Micro-partitions enhance Snowflake’s performance in multiple ways:

  • Improved Query Performance: Queries execute faster by scanning only relevant micro-partitions.
  • Efficient Data Storage: Columnar storage reduces redundancy and optimizes space usage.
  • Automatic Pruning: Snowflake automatically eliminates unnecessary partitions from queries, saving computation time.
  • No Manual Partitioning Required: Users do not need to define partitions explicitly, making data management seamless.

4. Examples Demonstrating Micro-Partitioning in Action

Example 1: Efficient Query Execution

Imagine a sales database storing transactional data. With micro-partitions, if a query requests only the last month’s sales, Snowflake will scan only the relevant micro-partitions, skipping old data.

SELECT * FROM sales_data WHERE sale_date >= '2024-02-01';

Snowflake will automatically prune unnecessary partitions, making this query execute faster.

Example 2: Data Clustering Without Manual Intervention

When inserting data into a Snowflake table, Snowflake naturally clusters data based on ingestion time. If a company ingests logs every hour, Snowflake automatically groups these logs into micro-partitions.

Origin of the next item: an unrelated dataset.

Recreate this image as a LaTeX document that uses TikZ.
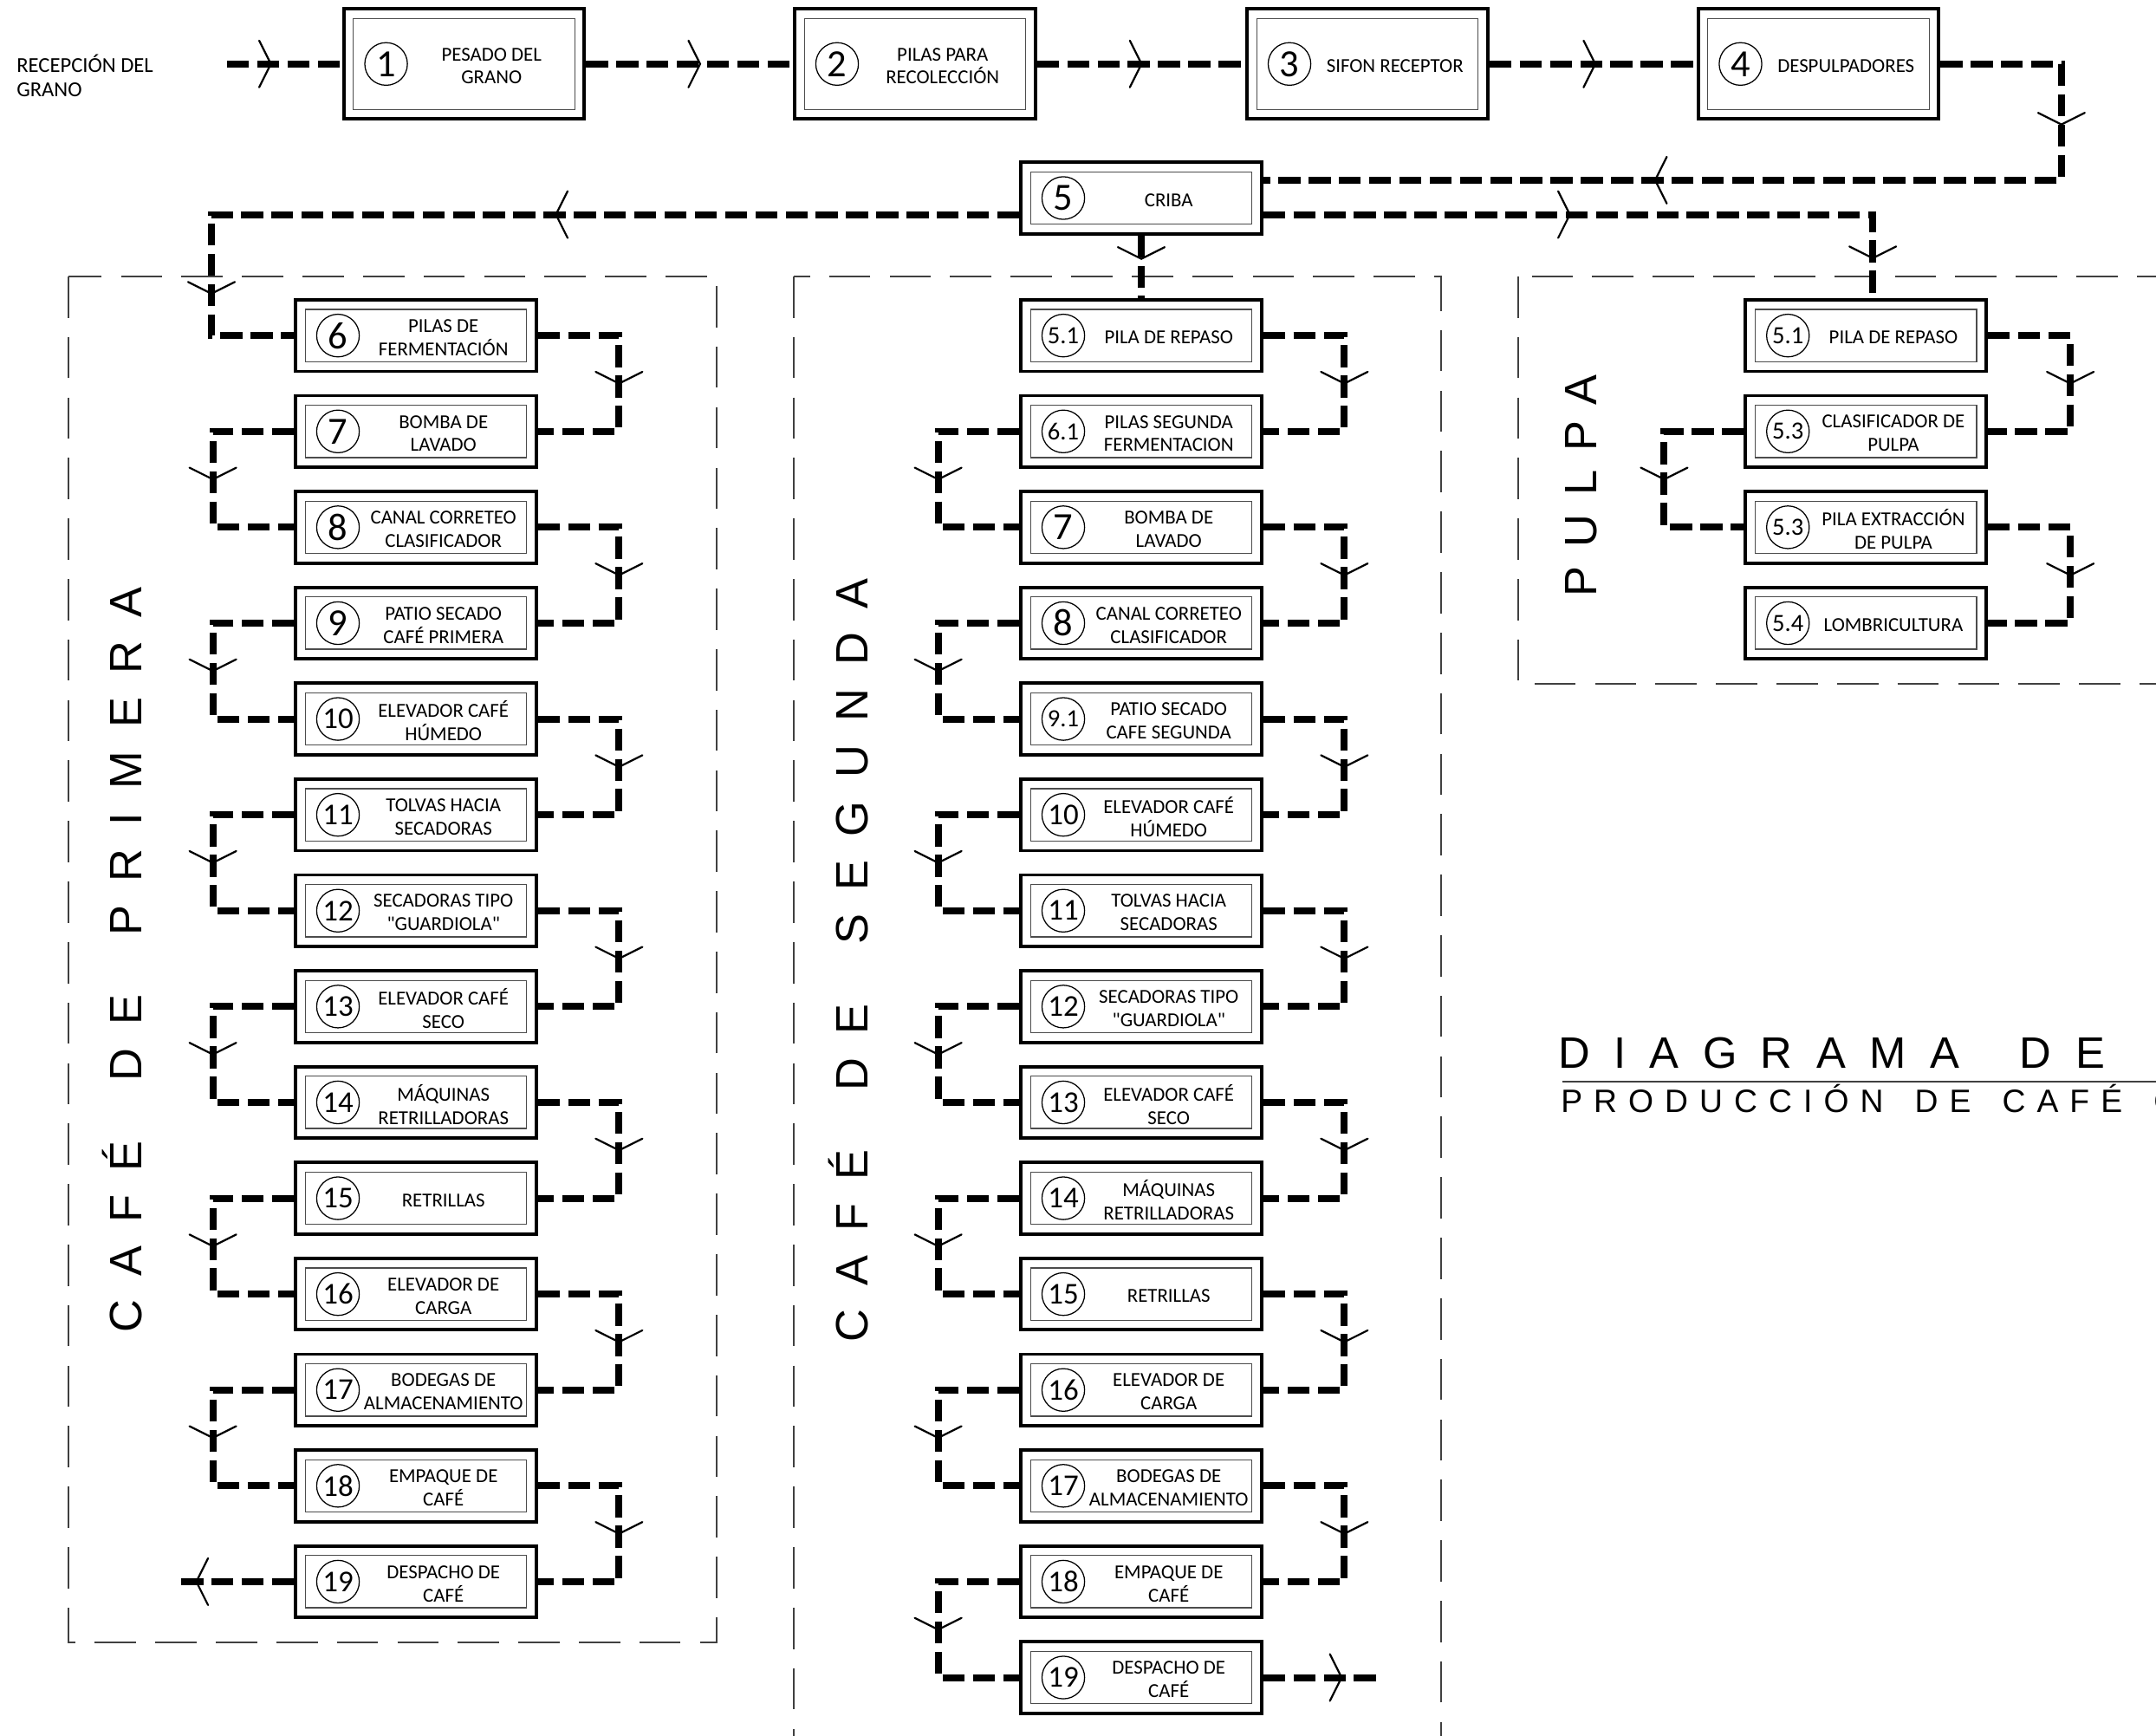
\documentclass[tikz,border=0pt]{standalone}
\usepackage{fontspec}
\setmainfont{Carlito}
\newfontfamily\qfont[Ligatures=ResetAll]{Carlito}
\newfontfamily\arialA[LetterSpace=52]{Liberation Sans}
\newfontfamily\arialB[LetterSpace=42]{Liberation Sans}
\newfontfamily\arialT[LetterSpace=54]{Liberation Sans}
\newfontfamily\arialS[LetterSpace=35]{Liberation Sans}
\usetikzlibrary{calc,decorations.markings,shapes.geometric}

\newcommand\chevmark{\draw[solid,line width=1.4pt,line cap=round] (-8.5pt,-17pt) -- (0pt,0pt) -- (-8.5pt,17pt);}
\newcommand\wsp[1]{\ \hspace{#1}}
\newcommand\dq{{\qfont\symbol{34}}}

\tikzset{
  flow/.style={line width=5pt, dash pattern=on 16pt off 6pt, line cap=butt},
  chev/.style={postaction={decorate, decoration={markings, mark=at position #1 with {\chevmark}}}},
  chevtwo/.style 2 args={postaction={decorate, decoration={markings, mark=at position #1 with {\chevmark}, mark=at position #2 with {\chevmark}}}},
  outerbox/.style={draw, line width=2.4pt, fill=white, minimum width=175, inner sep=0},
  innerbox/.style={draw=black!70, line width=0.8pt, minimum width=161, inner sep=0},
  numcirc/.style={circle, draw, line width=0.8pt, minimum size=31, inner sep=0},
  boxtext/.style={align=center, inner sep=0, font=\fontsize{14.4}{17}\selectfont},
  container/.style={draw=black!75, line width=1.2pt, dash pattern=on 30pt off 14pt},
  biglabel/.style={rotate=90, inner sep=0}
}

\newcommand\procbox[7]{%
  \node[outerbox, minimum height=#4] (#1) at (#2,#3) {};
  \node[innerbox, minimum height=#4-14] (#1-in) at (#1.center) {};
  \node[numcirc, font=\fontsize{#6}{#6}\selectfont] (#1-num) at ([xshift=32pt]#1.west) {#5};
  \node[boxtext] (#1-txt) at ($(#1.center)+(20,1.5)$) {#7};
}

\begin{document}
\begin{tikzpicture}[x=1pt,y=-1pt]
\useasboundingbox (0,0) rectangle (1568,1262);
\clip (0,0) rectangle (1568,1262);

% containers
\draw[container] (50,201) rectangle (521,1194);
\draw[container] (577,201) rectangle (1048,1320);
\draw[container] (1104,201) rectangle (1620,497);

% side labels
\node[biglabel, font=\arialA\fontsize{33}{40}\selectfont] (lblA) at (89,698) {CAFÉ\wsp{17pt}DE\wsp{17pt}PRIMERA};
\node[biglabel, font=\arialA\fontsize{33}{40}\selectfont] (lblB) at (617,698) {CAFÉ\wsp{17pt}DE\wsp{17pt}SEGUNDA};
\node[biglabel, font=\arialB\fontsize{33}{40}\selectfont] (lblC) at (1150,353) {PULPA};

% title
\node[anchor=base west, inner sep=0, font=\arialT\fontsize{32}{38}\selectfont] (title) at (1133,777) {DIAGRAMA\wsp{18pt}DE};
\draw[line width=1.2pt, black!75] (1136,786.5) -- (1568,786.5);
\node[anchor=base west, inner sep=0, font=\arialS\fontsize{23.5}{28}\selectfont] (subtitle) at (1135,809) {PRODUCCIÓN\wsp{8pt}DE\wsp{8pt}CAFÉ\wsp{8pt}C};

% reception
\node[anchor=west, align=left, inner sep=0, font=\fontsize{15.5}{18}\selectfont] (recep) at (12,55) {RECEPCIÓN DEL\\GRANO};
\coordinate (start) at (165,46.5);

% top row
\procbox{b1}{337.5}{46.5}{80}{1}{28}{PESADO DEL\\GRANO}
\procbox{b2}{665.5}{46.5}{80}{2}{28}{PILAS PARA\\RECOLECCIÓN}
\procbox{b3}{994.5}{46.5}{80}{3}{28}{SIFON RECEPTOR}
\procbox{b4}{1322.5}{46.5}{80}{4}{28}{DESPULPADORES}
\procbox{b5}{830}{144}{52}{5}{28}{CRIBA}

% cafe de primera
\procbox{a6}{302.5}{244}{52}{6}{28}{PILAS DE\\FERMENTACIÓN}
\procbox{a7}{302.5}{313.7}{52}{7}{28}{BOMBA DE\\LAVADO}
\procbox{a8}{302.5}{383.4}{52}{8}{28}{CANAL CORRETEO\\CLASIFICADOR}
\procbox{a9}{302.5}{453.1}{52}{9}{28}{PATIO SECADO\\CAFÉ PRIMERA}
\procbox{a10}{302.5}{522.8}{52}{10}{22}{ELEVADOR CAFÉ\\HÚMEDO}
\procbox{a11}{302.5}{592.5}{52}{11}{22}{TOLVAS HACIA\\SECADORAS}
\procbox{a12}{302.5}{662.2}{52}{12}{22}{SECADORAS TIPO\\\dq GUARDIOLA\dq}
\procbox{a13}{302.5}{731.9}{52}{13}{22}{ELEVADOR CAFÉ\\SECO}
\procbox{a14}{302.5}{801.6}{52}{14}{22}{MÁQUINAS\\RETRILLADORAS}
\procbox{a15}{302.5}{871.3}{52}{15}{22}{RETRILLAS}
\procbox{a16}{302.5}{941}{52}{16}{22}{ELEVADOR DE\\CARGA}
\procbox{a17}{302.5}{1010.7}{52}{17}{22}{BODEGAS DE\\ALMACENAMIENTO}
\procbox{a18}{302.5}{1080.4}{52}{18}{22}{EMPAQUE DE\\CAFÉ}
\procbox{a19}{302.5}{1150.1}{52}{19}{22}{DESPACHO DE\\CAFÉ}

% cafe de segunda
\procbox{s51}{830}{244}{52}{5.1}{18}{PILA DE REPASO}
\procbox{s61}{830}{313.7}{52}{6.1}{18}{PILAS SEGUNDA\\FERMENTACION}
\procbox{s7}{830}{383.4}{52}{7}{28}{BOMBA DE\\LAVADO}
\procbox{s8}{830}{453.1}{52}{8}{28}{CANAL CORRETEO\\CLASIFICADOR}
\procbox{s91}{830}{522.8}{52}{9.1}{18}{PATIO SECADO\\CAFE SEGUNDA}
\procbox{s10}{830}{592.5}{52}{10}{22}{ELEVADOR CAFÉ\\HÚMEDO}
\procbox{s11}{830}{662.2}{52}{11}{22}{TOLVAS HACIA\\SECADORAS}
\procbox{s12}{830}{731.9}{52}{12}{22}{SECADORAS TIPO\\\dq GUARDIOLA\dq}
\procbox{s13}{830}{801.6}{52}{13}{22}{ELEVADOR CAFÉ\\SECO}
\procbox{s14}{830}{871.3}{52}{14}{22}{MÁQUINAS\\RETRILLADORAS}
\procbox{s15}{830}{941}{52}{15}{22}{RETRILLAS}
\procbox{s16}{830}{1010.7}{52}{16}{22}{ELEVADOR DE\\CARGA}
\procbox{s17}{830}{1080.4}{52}{17}{22}{BODEGAS DE\\ALMACENAMIENTO}
\procbox{s18}{830}{1150.1}{52}{18}{22}{EMPAQUE DE\\CAFÉ}
\procbox{s19}{830}{1219.8}{52}{19}{22}{DESPACHO DE\\CAFÉ}

% pulpa
\procbox{p51}{1357}{244}{52}{5.1}{18}{PILA DE REPASO}
\procbox{p53a}{1357}{313.7}{52}{5.3}{18}{CLASIFICADOR DE\\PULPA}
\procbox{p53b}{1357}{383.4}{52}{5.3}{18}{PILA EXTRACCIÓN\\DE PULPA}
\procbox{p54}{1357}{453.1}{52}{5.4}{18}{LOMBRICULTURA}

% top connectors
\draw[flow, chev=32pt] (start) -- (b1.west);
\draw[flow, chev=83pt] (b1.east) -- (b2.west);
\draw[flow, chev=76pt] (b2.east) -- (b3.west);
\draw[flow, chev=77pt] (b3.east) -- (b4.west);
\draw[flow, chevtwo={132pt}{468pt}] (b4.east) -- ++(88,0) |- ($(b5.east)+(0,-13)$);
\draw[flow, chevtwo={337pt}{645pt}] ($(b5.west)+(0,12)$) -| ($(a6.west)+(-60,0)$) -- (a6.west);
\draw[flow, chevtwo={223pt}{475pt}] ($(b5.east)+(0,12)$) -| ([xshift=5pt]p51.north);
\draw[flow, chev=17pt] (b5.south) -- (s51.north);

% primera connectors
\foreach \u/\v in {a6/a7,a8/a9,a10/a11,a12/a13,a14/a15,a16/a17,a18/a19}
  \draw[flow, chev=0.5] (\u.east) -- ++(59,0) |- (\v.east);
\foreach \u/\v in {a7/a8,a9/a10,a11/a12,a13/a14,a15/a16,a17/a18}
  \draw[flow, chev=0.5] (\u.west) -- ++(-59,0) |- (\v.west);
\coordinate (endL) at (130,1150.1);
\draw[flow, chev=71pt] (a19.west) -- (endL);

% segunda connectors
\foreach \u/\v in {s51/s61,s7/s8,s91/s10,s11/s12,s13/s14,s15/s16,s17/s18}
  \draw[flow, chev=0.5] (\u.east) -- ++(59,0) |- (\v.east);
\foreach \u/\v in {s61/s7,s8/s91,s10/s11,s12/s13,s14/s15,s16/s17,s18/s19}
  \draw[flow, chev=0.5] (\u.west) -- ++(-59,0) |- (\v.west);
\coordinate (endR) at (1003,1219.8);
\draw[flow, chev=57pt] (s19.east) -- (endR);

% pulpa connectors
\draw[flow, chev=0.5] (p51.east) -- ++(60,0) |- (p53a.east);
\draw[flow, chev=0.5] (p53a.west) -- ++(-58,0) |- (p53b.west);
\draw[flow, chev=0.5] (p53b.east) -- ++(60,0) |- (p54.east);
\end{tikzpicture}
\end{document}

INSERT INTO logs_table VALUES ('2024-03-15 12:00:00', 'User Login', 'Success');

As new records are inserted, they get efficiently organized, reducing the need for manual indexing.

Example 3: Time Travel Using Micro-Partitions

With micro-partitions, users can retrieve past versions of data without maintaining separate backups.

SELECT * FROM sales_data AT(TIMESTAMP => '2024-03-01 00:00:00');

This enables organizations to recover accidental deletions or analyze historical data trends.

Where to Use Micro-Partitions?

Micro-partitions are best used in scenarios where:

  • Large datasets require efficient storage and retrieval
  • Frequent queries need optimized performance
  • Time-sensitive data analysis is necessary
  • Automatic data pruning can enhance query speed

How to Use Micro-Partitions Effectively?

1. Query Optimization

  • Use filters to allow Snowflake’s query engine to prune unnecessary micro-partitions.
  • Avoid SELECT * FROM table when working with large datasets.

2. Data Ingestion Best Practices

  • Ingest data in a structured manner so that Snowflake naturally clusters relevant data together.
  • Avoid random inserts, which can fragment micro-partitions.

3. Utilize Clustering Keys (If Needed)

Though Snowflake handles clustering automatically, large tables might benefit from explicit clustering keys to improve query performance further.

ALTER TABLE sales_data CLUSTER BY (sale_date, region);

This ensures that queries filtering on sale_date and region run faster.

Snowflake’s micro-partitioning is a game-changing feature that optimizes storage and retrieval without requiring manual intervention. By automatically managing partitions, Snowflake ensures faster queries, reduced storage costs, and simplified data management.

Businesses using Snowflake can leverage micro-partitions for efficient query execution, improved storage management, and enhanced data retrieval performance.

Understanding micro-partitions will help data engineers, analysts, and businesses maximize Snowflake’s capabilities while maintaining high efficiency in data warehousing solutions.